The same thing happens with knitting. Same thing happens with gardening. Same thing happens with canning. Same thing happens with pickling...yada, yada, yada..

Actually, many, many women around here sew. These ladies were raised to be self-sufficient. They could - if they had to - run a farm and live off the fat-a th' land. They just don't expect ME to be able to do it.

They assume that women from the land of taxis and dog-poop-on-concrete would, in the event of a Jericho-like apocalyptic scenario, die off within 72 hours.

Aaaahhh... But they don't know about my Crazy Compound Plan.*

In the event of total societal breakdown, I believe Hub and I could survive. I can easily keep us alive (see above) and he can build or repair absolutely anything in the known universe using only a screwdriver.
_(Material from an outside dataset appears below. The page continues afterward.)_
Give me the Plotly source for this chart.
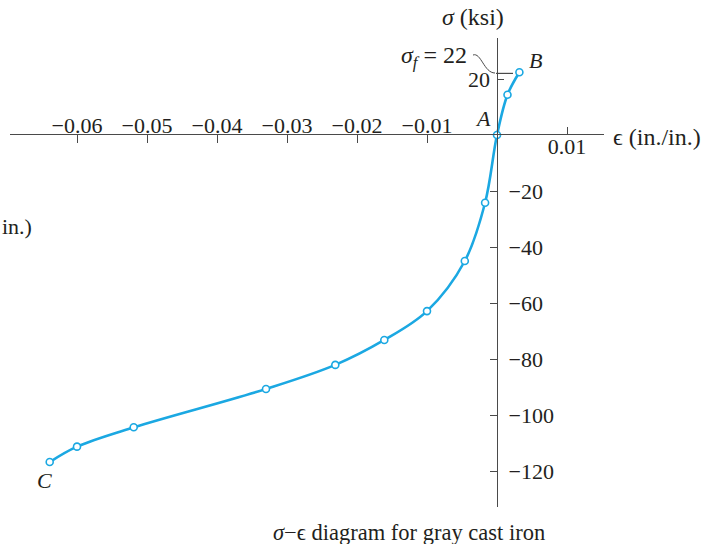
import plotly.graph_objects as go

# ---- data ----
strain = [-0.0639, -0.0600, -0.0519, -0.0330, -0.0231, -0.0161, -0.0100,
          -0.0046, -0.0017, 0.0, 0.0015, 0.0032]
stress = [-116.8, -111.3, -104.4, -90.7, -82.1, -73.2, -62.9,
          -45.0, -24.2, 0.0, 14.4, 22.4]

x_neg_ticks = [-0.06, -0.05, -0.04, -0.03, -0.02, -0.01]
x_neg_labels = ["\u22120.06", "\u22120.05", "\u22120.04", "\u22120.03", "\u22120.02", "\u22120.01"]
x_pos_ticks = [0.01]
x_pos_labels = ["0.01"]
y_neg_ticks = [-20, -40, -60, -80, -100, -120]
y_neg_labels = ["\u221220", "\u221240", "\u221260", "\u221280", "\u2212100", "\u2212120"]
y_pos_ticks = [20]
y_pos_labels = ["20"]
sigma_f = 22

W, H = 702, 544
# pixel geometry of the reference (window pixels)
X0_PX, Y0_PX = 497, 135          # origin
PX_PER_X = 7000.0                 # px per unit strain
PX_PER_Y = 2.8                    # px per ksi
XL, XR = 10, 604                  # x axis line extent (px)
YT, YB = 38, 507                  # y axis line extent (px)

def dx(px):
    return (px - X0_PX) / PX_PER_X

def dy(py):
    return (Y0_PX - py) / PX_PER_Y

def fx(px):
    return px / W

def fy(py):
    return 1 - py / H

TXT = "#231f20"
AX = "#4a4a4a"
BLUE = "#1ba8e2"
FONT = "Liberation Serif"
FS = 22

fig = go.Figure()
fig.add_trace(go.Scatter(
    x=strain, y=stress, mode="lines+markers",
    line=dict(color=BLUE, width=2.6, shape="spline", smoothing=1.0),
    marker=dict(symbol="circle", size=7, color="white",
                line=dict(color=BLUE, width=1.6)),
    hoverinfo="skip", showlegend=False, cliponaxis=False,
))
# invisible helper traces so that every helper axis exists
for xa, ya in [("x2", "y2"), ("x3", "y3"), ("x4", "y4")]:
    fig.add_trace(go.Scatter(x=[0], y=[0], xaxis=xa, yaxis=ya, mode="markers",
                             marker=dict(opacity=0), hoverinfo="skip",
                             showlegend=False))

xdom = [fx(XL), fx(XR)]
ydom = [fy(YB), fy(YT)]
xr = [dx(XL), dx(XR)]
yr = [dy(YB), dy(YT)]

def tf():
    return dict(family=FONT, size=FS, color=TXT)

hidden = dict(visible=False, showgrid=False, zeroline=False, fixedrange=True)

fig.update_layout(
    width=W, height=H,
    margin=dict(l=0, r=0, t=0, b=0, autoexpand=False),
    paper_bgcolor="white", plot_bgcolor="rgba(0,0,0,0)",
    # main strain axis: line at sigma=0, labels above, ticks below
    xaxis=dict(domain=xdom, range=xr, anchor="y4", side="top",
               showgrid=False, zeroline=False, automargin=False,
               showline=True, linecolor=AX, linewidth=1.3,
               tickmode="array", tickvals=x_neg_ticks, ticktext=x_neg_labels,
               ticks="inside", ticklen=8, tickwidth=1, tickcolor=AX,
               ticklabelstandoff=-8, tickfont=tf()),
    # positive strain tick: label below, tick above
    xaxis2=dict(domain=xdom, range=xr, anchor="y3", side="bottom",
                showgrid=False, zeroline=False, automargin=False, showline=False,
                tickmode="array", tickvals=x_pos_ticks, ticktext=x_pos_labels,
                ticks="inside", ticklen=8, tickwidth=1, tickcolor=AX,
                ticklabelstandoff=-4, tickfont=tf()),
    # main stress axis: line at eps=0, labels right, ticks left
    yaxis=dict(domain=ydom, range=yr, anchor="x4", side="right",
               showgrid=False, zeroline=False, automargin=False,
               showline=True, linecolor=AX, linewidth=1.3,
               tickmode="array", tickvals=y_neg_ticks, ticktext=y_neg_labels,
               ticks="inside", ticklen=7, tickwidth=1, tickcolor=AX,
               ticklabelstandoff=6, tickfont=tf()),
    # positive stress tick: label left, tick right
    yaxis2=dict(domain=ydom, range=yr, anchor="x3", side="left",
                showgrid=False, zeroline=False, automargin=False, showline=False,
                tickmode="array", tickvals=y_pos_ticks, ticktext=y_pos_labels,
                ticks="inside", ticklen=7, tickwidth=1, tickcolor=AX,
                ticklabelstandoff=6, tickfont=tf()),
    # helper axes that only place the lines through the origin
    xaxis3=dict(domain=[fx(X0_PX), fx(XR)], anchor="y3", **hidden),
    xaxis4=dict(domain=[fx(XL), fx(X0_PX)], anchor="y4", **hidden),
    yaxis3=dict(domain=[fy(Y0_PX), fy(YT)], anchor="x3", **hidden),
    yaxis4=dict(domain=[fy(YB), fy(Y0_PX)], anchor="x4", **hidden),
)

# sigma_f level line and leader
fig.add_shape(type="line", xref="x", yref="y",
              x0=dx(496), x1=dx(513), y0=sigma_f, y1=sigma_f,
              line=dict(color=AX, width=1.2))
fig.add_shape(type="path", xref="x", yref="y",
              path=(f"M {dx(473)},{dy(55)} C {dx(481)},{dy(52)} "
                    f"{dx(484)},{dy(73)} {dx(495)},{dy(73)}"),
              line=dict(color=AX, width=1))

def ann(text, px, py, xanchor="center", yanchor="middle", size=FS):
    fig.add_annotation(text=text, x=fx(px), y=fy(py), xref="paper",
                       yref="paper", xanchor=xanchor, yanchor=yanchor,
                       showarrow=False, font=dict(family=FONT, size=size, color=TXT))

ann("<i>\u03c3</i> (ksi)", 473, 17, size=24)
ann("\u03f5 (in./in.)", 611, 137, xanchor="left", size=24)
ann("<i>\u03c3</i><sub><i>f</i></sub> = 22", 469, 57, xanchor="right", size=24)
ann("<i>A</i>", 483, 118)
ann("<i>B</i>", 535, 60)
ann("<i>C</i>", 45, 480)
ann("in.)", 0, 226, xanchor="left", size=22)
ann("<i>\u03c3</i>\u2212\u03f5 diagram for gray cast iron", 409, 532, size=22.5)

fig.write_html("out.html", post_script="document.body.style.margin='0px';",
               config={"displayModeBar": False})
We own the house next door to ours and rent it out. It is on a pretty large lot. So we evict the tennant (catch that? screw driver? tennant?) and use the house as a barn. It's a split level so goats and pigs on the bottom, chickens on the top. We extend the fencing around the two houses and create a little compound. (The fencing comes from the third house, up the street, which is too far away from Basecamp to adequately defend...I told you I have it all worked out).
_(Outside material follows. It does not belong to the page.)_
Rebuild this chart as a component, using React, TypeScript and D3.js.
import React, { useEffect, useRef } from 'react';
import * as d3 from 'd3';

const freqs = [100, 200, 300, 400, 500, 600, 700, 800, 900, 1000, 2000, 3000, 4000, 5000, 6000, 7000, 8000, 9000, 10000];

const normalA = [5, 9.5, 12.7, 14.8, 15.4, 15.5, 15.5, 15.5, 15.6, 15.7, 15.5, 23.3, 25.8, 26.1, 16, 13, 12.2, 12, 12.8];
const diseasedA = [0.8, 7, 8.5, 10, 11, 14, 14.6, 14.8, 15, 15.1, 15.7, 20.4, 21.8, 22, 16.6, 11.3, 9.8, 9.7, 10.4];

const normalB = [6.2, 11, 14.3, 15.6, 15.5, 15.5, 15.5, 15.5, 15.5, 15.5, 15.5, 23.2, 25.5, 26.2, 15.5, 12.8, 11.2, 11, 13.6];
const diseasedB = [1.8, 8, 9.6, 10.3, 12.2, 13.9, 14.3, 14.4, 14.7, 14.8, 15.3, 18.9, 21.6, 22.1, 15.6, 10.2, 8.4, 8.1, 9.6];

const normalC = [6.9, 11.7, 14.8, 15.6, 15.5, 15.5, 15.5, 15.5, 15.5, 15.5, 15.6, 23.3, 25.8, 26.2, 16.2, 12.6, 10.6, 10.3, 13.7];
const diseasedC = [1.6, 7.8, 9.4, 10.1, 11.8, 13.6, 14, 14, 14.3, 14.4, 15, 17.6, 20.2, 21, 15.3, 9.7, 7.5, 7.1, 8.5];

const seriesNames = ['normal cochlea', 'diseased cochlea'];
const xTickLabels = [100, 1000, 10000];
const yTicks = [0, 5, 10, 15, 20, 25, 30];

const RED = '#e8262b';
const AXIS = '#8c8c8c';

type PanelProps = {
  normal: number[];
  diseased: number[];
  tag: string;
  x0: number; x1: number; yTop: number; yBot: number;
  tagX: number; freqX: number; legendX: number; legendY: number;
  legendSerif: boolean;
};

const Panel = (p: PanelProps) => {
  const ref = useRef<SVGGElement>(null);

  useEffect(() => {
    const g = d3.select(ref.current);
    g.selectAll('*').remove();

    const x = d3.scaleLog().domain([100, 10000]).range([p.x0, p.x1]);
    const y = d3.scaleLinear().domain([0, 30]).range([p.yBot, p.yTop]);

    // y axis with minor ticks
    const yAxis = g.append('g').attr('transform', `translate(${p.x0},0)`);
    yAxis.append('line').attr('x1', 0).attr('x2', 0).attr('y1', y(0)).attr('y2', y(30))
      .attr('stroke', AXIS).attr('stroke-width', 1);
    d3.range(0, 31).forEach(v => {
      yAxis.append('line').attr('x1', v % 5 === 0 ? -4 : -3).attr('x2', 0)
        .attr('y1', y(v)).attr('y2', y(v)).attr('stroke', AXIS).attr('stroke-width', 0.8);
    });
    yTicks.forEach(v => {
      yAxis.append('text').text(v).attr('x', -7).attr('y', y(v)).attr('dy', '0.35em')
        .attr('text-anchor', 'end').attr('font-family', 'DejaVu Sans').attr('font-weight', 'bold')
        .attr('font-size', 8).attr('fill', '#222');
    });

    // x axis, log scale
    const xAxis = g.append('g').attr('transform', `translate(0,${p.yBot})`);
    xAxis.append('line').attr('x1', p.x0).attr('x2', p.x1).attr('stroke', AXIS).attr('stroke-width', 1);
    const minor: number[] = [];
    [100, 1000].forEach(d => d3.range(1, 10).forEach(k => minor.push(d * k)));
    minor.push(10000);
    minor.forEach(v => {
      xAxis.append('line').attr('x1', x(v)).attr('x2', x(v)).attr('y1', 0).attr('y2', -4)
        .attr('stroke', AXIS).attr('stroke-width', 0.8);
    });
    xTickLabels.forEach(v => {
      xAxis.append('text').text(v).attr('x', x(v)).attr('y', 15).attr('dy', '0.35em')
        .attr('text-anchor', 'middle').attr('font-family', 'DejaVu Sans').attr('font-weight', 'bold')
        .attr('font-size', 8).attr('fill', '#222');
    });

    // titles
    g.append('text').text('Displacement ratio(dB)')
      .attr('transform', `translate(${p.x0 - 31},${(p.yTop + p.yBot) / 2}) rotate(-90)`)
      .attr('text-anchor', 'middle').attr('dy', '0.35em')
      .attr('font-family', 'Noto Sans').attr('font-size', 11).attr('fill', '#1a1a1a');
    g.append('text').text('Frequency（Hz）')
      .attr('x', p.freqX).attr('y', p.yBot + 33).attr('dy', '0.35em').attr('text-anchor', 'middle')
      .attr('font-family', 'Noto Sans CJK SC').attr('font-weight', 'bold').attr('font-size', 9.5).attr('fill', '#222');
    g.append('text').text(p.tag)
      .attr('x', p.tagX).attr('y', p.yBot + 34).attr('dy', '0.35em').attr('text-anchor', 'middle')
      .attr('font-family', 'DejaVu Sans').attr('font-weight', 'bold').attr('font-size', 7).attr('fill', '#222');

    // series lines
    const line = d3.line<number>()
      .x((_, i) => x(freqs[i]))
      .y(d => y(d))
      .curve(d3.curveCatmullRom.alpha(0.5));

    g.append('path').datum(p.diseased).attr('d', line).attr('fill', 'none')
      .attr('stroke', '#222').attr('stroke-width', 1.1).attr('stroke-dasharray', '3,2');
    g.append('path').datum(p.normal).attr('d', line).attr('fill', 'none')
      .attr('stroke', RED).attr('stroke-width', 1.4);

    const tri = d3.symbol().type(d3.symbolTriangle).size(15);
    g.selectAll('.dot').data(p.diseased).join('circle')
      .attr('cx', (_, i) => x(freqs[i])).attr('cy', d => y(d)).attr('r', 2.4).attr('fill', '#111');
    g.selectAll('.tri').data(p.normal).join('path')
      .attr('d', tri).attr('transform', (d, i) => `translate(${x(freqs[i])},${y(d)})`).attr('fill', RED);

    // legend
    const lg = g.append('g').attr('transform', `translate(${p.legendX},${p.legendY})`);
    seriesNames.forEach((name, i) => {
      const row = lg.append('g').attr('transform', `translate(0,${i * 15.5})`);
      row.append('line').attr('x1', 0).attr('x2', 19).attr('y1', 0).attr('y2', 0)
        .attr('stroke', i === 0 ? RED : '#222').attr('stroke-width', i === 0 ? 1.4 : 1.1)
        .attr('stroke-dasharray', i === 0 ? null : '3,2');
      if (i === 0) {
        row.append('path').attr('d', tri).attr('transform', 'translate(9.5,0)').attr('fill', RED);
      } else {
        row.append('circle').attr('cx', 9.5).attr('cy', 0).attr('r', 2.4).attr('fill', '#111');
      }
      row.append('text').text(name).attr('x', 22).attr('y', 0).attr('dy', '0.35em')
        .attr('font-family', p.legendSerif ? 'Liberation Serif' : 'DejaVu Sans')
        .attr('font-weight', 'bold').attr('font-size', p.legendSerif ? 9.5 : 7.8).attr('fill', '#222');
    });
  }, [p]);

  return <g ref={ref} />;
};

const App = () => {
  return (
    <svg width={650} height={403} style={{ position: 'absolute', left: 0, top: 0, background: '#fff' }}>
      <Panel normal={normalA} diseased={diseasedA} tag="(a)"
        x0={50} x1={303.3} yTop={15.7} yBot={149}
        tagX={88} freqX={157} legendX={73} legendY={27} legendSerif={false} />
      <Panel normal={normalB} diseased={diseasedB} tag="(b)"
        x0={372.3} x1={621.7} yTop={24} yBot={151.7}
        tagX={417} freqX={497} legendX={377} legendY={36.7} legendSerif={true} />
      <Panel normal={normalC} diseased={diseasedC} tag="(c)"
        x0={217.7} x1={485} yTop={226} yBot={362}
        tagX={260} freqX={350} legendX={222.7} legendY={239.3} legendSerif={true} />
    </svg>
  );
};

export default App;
The problem is that neither Hub or I could possibly bring ourselves to slaughter an animal. So we'd have to trade out with the hunter-guy across the street, but as long as he stays honest we'll be okay.

Alright, that was a digression.

So how I spent my summer solstice was - as it is every year - honing my "putting by" skills. I harvested a passel of produce from the vegetable garden, made pickles, put up beans, baked, did a ton of cooking, and sewed. Started working on a quilt, actually.
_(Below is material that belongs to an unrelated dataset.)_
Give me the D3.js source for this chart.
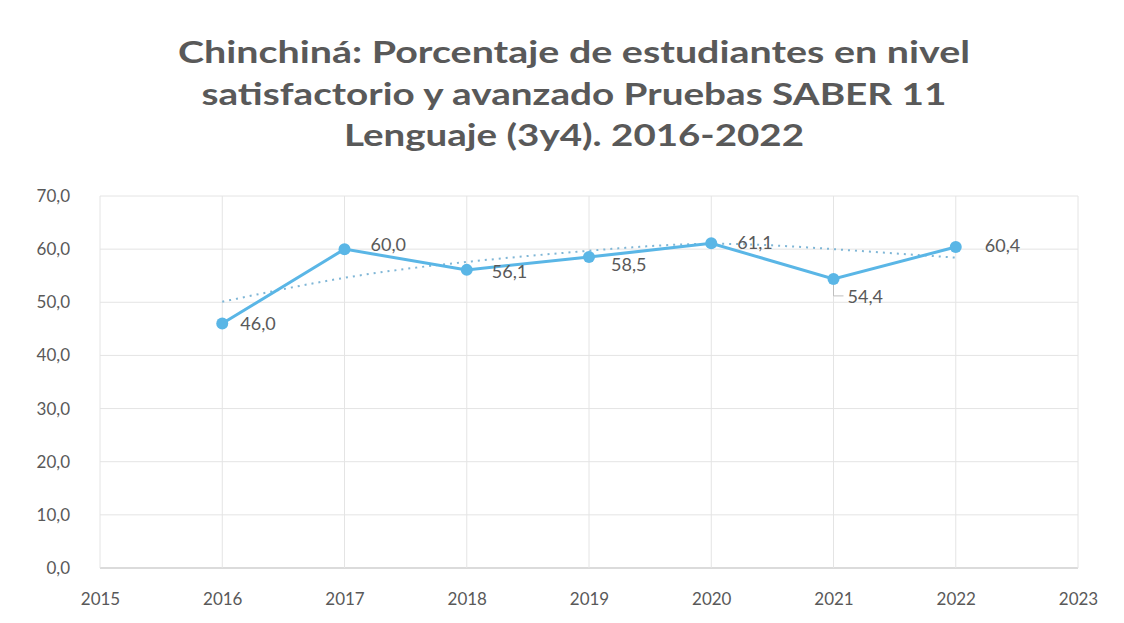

I won't spring the quilting skill on these women just yet. I'm afraid they'll drop dead.

*not to be confused with Joshilyn's Crazy Farm Plan (can't find the link at the moment - check back later).

5 comments:

Comet Girl said...

Your domesticity never ceases to amaze me. Not because of your unfortunate regional misplacement (she should have been born Southern) but because you are the only other woman besides my grandmothers who have all of these skills. I am in awe, in a good way

Laurel said...

Hurray for you! It can be pretty funny in the reverse, too. My city born-and-bred co-workers are aghast that I cook, sew, bake bread, garden, make jam, etc. I try not to talk about it, it just reinforces how foreign I am. I could tell them I eat bugs and get the same horrified looks. Heehee.

City Girl said...

Editors Note: Comet Girl, for the record, is an excellent cook and decorator and is more domestic than she probably ever dreamed she'd be. Rug rats do that to you, I guess.

I see canning in her future.

Note to Laurel: I will, next Monday, tell them that over the weekend I got out the ol' food dehydrator and put me up a mess of big, fat bumble bees...and wait for a reaction. LOL.

Comet Girl said...

Well, I must confess. Last summer I made pickles, pickled okra, and pickled green beans. Remember, I called and asked you for dill? Next I'll be joining your quilting bee. BTW, love the "Grapes of Wrath" pic.

Country Girl said...

Hmmmph, she says as she sits here in the midst of bedlam and madness. I need a pair of those rose colored glasses that overlook my flaws! (Oh, damn. Paula's making grillades and grits. Reckon we can get to Brennan's by breakfast?)